The Report explains that Health IoT and Medical Devices (wearables, implantables, injectables, ingestibles) enable doctors, patients, and users to participate in real-time health monitoring, medication and nutrition tracking, and imaging. Despite these benefits, the Report also explains that like most IoT devices, Health IoT and Medical devices may be exposed to cybersecurity vulnerabilities.
If you are feeling inspired, NIST is accepting public comments on the Report until April 18, 2018.
- Apple tackles employee health: Apple is making health care moves with the launch of a group of independent health clinics, also known as AC Wellness. Apple will initially operate two clinics in Santa Clara County, California, and will be providing primary care services to Apple employees and their families as early as this spring. Job listings show that Apple is looking to hire designers to implement a program focused on preventing disease and promoting healthy behavior.
- FCC’s net neutrality repeal: The Federal Communications Commission recently published its order to repeal net neutrality and HealthcareITNews addressed how the order impacts the healthcare industry. Jessica Davis reports that while FCC Chairman Ajit Pai argues the repeal will boost telemedicine, some groups argue the repeal will enable the internet service providers to create fast lanes and charge higher fees and services. Ms. Davis says that some opponents feel the repeal may actually cause hospitals to reduce telemedicine programs because they will need to spend more money on the increased internet prices.
- Stroke-alert – there’s an app for that: The Food and Drug Administration said it will permit Viz.ai, a healthcare company that relies on artificial intelligence and deep learning to analyze medical data, to market an application that may alert medical practitioners of a potential stroke. According to an FDA press release, the application permits a first-line practitioner to use the application to analyze CT images of a patient’s brain. If the application identifies a potential stroke, it will automatically alert a medical specialist’s mobile device of the potential stroke. However, the specialist must review the CT images on a clinical workstation.

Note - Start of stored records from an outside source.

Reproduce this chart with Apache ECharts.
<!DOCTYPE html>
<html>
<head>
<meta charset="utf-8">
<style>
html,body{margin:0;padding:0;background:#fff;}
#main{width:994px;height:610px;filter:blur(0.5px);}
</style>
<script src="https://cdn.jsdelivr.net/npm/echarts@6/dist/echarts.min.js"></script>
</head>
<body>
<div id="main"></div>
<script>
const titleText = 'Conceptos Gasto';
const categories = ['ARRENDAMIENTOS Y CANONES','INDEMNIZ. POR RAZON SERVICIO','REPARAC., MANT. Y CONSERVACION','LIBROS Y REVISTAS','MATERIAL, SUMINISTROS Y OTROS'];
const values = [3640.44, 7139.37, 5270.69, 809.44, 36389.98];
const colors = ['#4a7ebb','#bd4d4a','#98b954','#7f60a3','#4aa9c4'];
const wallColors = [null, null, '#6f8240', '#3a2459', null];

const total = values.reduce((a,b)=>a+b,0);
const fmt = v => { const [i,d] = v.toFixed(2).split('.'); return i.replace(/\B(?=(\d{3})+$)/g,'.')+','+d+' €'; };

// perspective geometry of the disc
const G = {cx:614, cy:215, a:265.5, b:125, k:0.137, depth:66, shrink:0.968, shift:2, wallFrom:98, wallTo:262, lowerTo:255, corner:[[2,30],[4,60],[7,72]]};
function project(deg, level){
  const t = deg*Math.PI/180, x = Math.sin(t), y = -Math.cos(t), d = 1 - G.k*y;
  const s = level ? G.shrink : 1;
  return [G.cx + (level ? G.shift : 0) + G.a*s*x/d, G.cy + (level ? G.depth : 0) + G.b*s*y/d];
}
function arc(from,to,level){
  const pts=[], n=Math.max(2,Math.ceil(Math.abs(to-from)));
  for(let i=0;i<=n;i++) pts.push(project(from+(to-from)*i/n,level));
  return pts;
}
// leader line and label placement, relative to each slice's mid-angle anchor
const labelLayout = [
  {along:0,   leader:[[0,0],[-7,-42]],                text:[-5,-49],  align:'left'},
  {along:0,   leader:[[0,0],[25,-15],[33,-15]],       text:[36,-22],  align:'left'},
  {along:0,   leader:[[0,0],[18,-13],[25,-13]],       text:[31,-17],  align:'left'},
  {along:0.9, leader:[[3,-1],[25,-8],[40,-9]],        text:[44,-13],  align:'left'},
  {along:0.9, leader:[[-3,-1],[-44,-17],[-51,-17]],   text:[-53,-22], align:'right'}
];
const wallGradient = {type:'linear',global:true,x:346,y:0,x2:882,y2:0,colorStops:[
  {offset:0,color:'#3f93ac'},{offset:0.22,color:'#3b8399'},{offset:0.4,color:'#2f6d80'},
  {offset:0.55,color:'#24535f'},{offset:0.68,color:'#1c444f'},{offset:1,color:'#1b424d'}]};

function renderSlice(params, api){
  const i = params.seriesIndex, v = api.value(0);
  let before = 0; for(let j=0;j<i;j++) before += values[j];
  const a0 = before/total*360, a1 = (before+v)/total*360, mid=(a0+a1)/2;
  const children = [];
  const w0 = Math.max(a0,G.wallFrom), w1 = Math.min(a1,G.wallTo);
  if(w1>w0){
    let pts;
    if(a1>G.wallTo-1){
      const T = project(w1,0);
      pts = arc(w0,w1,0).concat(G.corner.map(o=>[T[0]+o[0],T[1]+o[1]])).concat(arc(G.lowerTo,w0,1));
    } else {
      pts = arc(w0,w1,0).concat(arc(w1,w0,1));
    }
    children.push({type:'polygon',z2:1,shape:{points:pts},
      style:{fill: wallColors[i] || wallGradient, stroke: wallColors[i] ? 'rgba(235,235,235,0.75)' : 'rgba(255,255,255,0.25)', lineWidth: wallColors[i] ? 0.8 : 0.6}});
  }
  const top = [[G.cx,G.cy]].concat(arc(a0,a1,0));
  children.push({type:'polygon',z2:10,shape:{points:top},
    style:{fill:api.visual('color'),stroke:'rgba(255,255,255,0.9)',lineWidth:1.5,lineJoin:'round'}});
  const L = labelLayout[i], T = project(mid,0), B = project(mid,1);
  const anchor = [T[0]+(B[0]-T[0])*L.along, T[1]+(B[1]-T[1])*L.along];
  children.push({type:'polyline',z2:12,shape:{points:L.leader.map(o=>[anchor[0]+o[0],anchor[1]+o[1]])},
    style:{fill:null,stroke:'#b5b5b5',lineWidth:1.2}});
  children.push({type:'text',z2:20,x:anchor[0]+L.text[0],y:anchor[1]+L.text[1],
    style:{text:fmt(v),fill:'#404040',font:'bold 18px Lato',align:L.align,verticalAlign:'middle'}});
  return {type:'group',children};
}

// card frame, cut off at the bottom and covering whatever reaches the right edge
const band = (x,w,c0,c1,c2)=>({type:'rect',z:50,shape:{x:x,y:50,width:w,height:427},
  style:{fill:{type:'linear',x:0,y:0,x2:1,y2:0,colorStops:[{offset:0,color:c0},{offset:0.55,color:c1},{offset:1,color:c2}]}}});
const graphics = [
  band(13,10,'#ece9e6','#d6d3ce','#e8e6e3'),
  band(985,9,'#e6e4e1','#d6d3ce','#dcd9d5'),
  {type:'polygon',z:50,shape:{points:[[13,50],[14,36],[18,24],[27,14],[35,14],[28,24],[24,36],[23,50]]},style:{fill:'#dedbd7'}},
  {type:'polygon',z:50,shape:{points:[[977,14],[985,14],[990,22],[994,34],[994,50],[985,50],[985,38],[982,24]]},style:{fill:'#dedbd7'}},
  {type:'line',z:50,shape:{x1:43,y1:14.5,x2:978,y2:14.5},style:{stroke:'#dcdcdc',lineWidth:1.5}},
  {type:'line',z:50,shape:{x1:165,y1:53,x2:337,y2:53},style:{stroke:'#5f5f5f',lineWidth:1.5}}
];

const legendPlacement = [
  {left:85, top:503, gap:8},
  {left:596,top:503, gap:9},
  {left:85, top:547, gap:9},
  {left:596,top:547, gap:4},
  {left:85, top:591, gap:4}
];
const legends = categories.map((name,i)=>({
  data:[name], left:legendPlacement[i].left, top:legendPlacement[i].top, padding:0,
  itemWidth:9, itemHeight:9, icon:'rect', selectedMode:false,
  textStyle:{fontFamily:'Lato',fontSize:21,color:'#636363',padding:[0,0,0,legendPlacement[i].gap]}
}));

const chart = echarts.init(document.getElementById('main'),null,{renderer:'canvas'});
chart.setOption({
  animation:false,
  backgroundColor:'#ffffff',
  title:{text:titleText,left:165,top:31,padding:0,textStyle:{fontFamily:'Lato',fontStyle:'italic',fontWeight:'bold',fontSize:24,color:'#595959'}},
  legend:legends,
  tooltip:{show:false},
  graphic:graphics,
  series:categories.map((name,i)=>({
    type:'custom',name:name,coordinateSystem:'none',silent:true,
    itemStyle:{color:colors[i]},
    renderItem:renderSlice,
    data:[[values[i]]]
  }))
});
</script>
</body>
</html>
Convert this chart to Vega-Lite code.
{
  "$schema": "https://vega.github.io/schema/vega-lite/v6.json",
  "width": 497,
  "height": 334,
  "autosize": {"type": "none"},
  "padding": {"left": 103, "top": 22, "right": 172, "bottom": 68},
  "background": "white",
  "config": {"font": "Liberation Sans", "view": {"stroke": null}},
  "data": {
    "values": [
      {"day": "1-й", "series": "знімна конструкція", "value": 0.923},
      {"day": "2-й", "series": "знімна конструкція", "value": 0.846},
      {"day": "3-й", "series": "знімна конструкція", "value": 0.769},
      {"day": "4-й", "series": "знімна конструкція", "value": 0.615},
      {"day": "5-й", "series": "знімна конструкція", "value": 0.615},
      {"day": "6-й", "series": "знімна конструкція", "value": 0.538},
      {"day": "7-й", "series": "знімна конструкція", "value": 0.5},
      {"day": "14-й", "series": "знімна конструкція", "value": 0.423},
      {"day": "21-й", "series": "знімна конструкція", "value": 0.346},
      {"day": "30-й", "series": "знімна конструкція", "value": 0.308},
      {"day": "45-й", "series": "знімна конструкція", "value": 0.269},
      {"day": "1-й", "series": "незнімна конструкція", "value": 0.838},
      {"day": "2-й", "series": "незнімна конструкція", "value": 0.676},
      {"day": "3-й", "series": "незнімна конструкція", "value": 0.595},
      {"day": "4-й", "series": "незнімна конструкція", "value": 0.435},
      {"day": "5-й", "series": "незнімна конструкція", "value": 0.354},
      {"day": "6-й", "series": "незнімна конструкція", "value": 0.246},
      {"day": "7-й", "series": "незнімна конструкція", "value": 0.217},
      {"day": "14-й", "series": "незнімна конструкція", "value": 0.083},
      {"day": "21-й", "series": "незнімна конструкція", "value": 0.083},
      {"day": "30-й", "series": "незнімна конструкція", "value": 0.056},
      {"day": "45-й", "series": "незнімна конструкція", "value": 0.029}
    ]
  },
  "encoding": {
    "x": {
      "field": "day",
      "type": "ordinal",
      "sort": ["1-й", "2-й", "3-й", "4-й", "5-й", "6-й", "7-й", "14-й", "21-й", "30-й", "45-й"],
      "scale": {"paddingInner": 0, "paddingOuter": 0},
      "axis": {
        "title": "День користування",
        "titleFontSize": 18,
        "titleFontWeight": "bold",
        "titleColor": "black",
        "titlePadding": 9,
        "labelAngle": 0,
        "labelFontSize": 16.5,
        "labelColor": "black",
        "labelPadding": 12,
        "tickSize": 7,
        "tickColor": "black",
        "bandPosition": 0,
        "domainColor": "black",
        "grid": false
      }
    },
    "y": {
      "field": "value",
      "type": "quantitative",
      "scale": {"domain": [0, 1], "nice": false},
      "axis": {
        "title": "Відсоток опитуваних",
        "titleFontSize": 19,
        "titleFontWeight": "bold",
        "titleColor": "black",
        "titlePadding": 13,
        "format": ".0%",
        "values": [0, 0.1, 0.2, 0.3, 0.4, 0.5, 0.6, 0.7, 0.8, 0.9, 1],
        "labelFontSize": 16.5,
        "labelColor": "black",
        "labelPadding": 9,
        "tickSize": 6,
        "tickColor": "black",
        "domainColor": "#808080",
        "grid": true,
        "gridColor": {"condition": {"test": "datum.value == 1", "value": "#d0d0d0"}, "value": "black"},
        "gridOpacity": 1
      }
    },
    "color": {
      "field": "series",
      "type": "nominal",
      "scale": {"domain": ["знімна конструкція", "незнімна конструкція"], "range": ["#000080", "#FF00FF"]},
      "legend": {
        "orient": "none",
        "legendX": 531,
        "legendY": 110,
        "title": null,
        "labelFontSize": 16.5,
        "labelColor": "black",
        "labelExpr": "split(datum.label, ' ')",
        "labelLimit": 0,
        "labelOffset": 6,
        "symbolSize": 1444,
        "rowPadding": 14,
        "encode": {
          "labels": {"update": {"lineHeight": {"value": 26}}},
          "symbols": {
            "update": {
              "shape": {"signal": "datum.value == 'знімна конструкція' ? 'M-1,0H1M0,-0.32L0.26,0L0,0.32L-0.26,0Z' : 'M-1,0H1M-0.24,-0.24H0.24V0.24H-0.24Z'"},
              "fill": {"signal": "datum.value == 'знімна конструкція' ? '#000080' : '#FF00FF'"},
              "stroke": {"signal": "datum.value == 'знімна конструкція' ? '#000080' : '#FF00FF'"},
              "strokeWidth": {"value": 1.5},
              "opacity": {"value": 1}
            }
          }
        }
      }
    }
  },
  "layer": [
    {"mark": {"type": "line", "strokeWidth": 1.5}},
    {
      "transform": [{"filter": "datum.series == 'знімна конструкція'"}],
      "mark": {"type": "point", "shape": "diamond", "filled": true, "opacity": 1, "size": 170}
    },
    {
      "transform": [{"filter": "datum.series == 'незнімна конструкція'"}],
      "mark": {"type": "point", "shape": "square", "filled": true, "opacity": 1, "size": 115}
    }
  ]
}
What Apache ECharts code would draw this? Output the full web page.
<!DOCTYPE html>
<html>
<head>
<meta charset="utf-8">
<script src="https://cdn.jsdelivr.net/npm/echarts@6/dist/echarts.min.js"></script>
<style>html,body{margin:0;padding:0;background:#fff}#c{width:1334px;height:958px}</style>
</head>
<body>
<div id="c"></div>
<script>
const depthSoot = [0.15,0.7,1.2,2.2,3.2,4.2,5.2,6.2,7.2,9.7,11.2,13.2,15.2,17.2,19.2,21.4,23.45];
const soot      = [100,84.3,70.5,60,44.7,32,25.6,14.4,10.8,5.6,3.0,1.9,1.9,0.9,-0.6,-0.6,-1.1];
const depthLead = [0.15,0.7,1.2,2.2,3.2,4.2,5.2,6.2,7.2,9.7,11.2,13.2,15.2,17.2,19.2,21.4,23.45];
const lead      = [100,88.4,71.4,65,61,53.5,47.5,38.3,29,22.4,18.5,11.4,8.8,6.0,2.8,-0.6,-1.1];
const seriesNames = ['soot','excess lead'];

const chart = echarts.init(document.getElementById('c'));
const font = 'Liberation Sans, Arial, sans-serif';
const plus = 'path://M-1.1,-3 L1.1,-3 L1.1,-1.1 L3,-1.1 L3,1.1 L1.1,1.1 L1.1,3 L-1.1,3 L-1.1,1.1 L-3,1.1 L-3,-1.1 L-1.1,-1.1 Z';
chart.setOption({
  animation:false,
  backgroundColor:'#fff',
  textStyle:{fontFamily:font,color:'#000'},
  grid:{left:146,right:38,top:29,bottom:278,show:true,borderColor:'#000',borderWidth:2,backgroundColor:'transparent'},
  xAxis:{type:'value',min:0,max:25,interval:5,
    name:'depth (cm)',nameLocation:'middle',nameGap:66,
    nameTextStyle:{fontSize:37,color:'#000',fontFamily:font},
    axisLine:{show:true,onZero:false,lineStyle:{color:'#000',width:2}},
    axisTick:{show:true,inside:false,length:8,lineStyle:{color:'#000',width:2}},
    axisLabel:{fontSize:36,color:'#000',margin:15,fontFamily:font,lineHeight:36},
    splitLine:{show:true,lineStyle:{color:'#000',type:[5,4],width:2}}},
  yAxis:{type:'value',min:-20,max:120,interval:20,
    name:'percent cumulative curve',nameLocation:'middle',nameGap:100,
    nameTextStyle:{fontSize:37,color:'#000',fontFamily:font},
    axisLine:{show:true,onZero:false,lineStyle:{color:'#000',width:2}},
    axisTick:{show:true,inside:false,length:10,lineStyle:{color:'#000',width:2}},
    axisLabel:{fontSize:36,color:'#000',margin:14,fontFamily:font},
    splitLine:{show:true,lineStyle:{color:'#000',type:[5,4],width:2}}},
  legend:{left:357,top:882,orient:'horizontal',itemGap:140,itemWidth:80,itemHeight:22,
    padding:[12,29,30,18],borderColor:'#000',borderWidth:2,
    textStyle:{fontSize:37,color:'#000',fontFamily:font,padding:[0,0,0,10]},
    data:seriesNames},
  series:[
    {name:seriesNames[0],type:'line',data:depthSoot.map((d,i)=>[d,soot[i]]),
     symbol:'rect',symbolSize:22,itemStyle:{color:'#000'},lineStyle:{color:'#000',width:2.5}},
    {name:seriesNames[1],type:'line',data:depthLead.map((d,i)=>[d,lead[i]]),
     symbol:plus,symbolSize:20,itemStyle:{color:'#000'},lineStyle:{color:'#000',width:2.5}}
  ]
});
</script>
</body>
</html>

- Divided court on U.S. v. Microsoft: The Supreme Court heard oral argument for U.S. v. Microsoft, which examines whether the federal government can use warrants to force Microsoft to turn over data stored overseas. The case is the latest example of applying an old law to technology that was unfathomable at the time of its passage.
Microsoft’s position has been that U.S. law enforcement must go through Irish authorities to obtain the content of emails regarding a U.S. drug tracking investigation. Meanwhile, the Justice Department asserts that the U.S. issued warrant is enough to access the data because the information is stored on the cloud, thus Microsoft can obtain the data from within the United States.